Energy consumption in itself is never harmful. After all, automobiles, refrigerators, and computers all require energy, but people have decided that the benefits of those goods outweigh their energetic costs.

I’ve discussed the energy-intensive nuts and bolts of Bitcoin mining in a previous post. It’s true that mining Bitcoin consumes more energy than printing new fiat dollars, but Bitcoin more than makes up for it by being far more secure and useful as a store of value. The Bitcoin network can be thought of as including a “wall of encrypted energy,” as Michael Saylor calls it. The very electricity that miners spend to maintain the network is the reason for Bitcoin’s value in the first place!

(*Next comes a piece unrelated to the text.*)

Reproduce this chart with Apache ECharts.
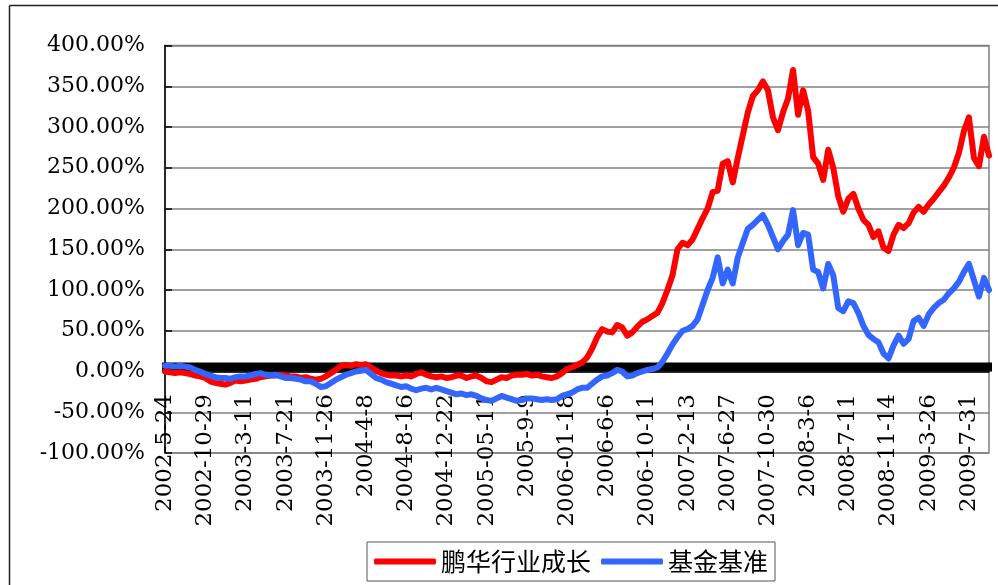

Faced with this energy-as-security argument, critics are left simply telling everyone else that the security isn’t worth the energetic cost. But value is subjective, and so I respond to those critics with a simple, “Why not?”

Energy Consumption Drives Progress

As I said earlier, energy consumption never happens in a vacuum — it’s a required step in making progress. Professor Vaclav Smil’s Energy and Civilization: A History traces the relationship between energy consumption and human progress. To take one example, he explains that a typical 1900 Great Plains farmer employed at most 5 kilowatts of power to plow his field using horses. In 2000, a farmer couple can employ over 250 kilowatts of power with a diesel engine, all while “sitting high above the ground in the air-conditioned comfort of his tractor cabin.”

Smil’s thesis aligns with our common sense. There is a reason that modern cities consume more energy than ancient villages, that airplanes consume more energy than horses, and that calculators consume more energy than abacuses. Seen in this light, even if Bitcoin was the most energy-intensive money ever invented, that does not mean that we should continue using gold and fiat currencies. As explained earlier in this blog, a better comparison should compare all of the costs and benefits conferred on humanity by each money.

To critics of Bitcoin who appeal to its energy consumption, I ask: why is environmental impact the standard by which you judge an innovation, rather than the benefit said innovation would confer on humanity?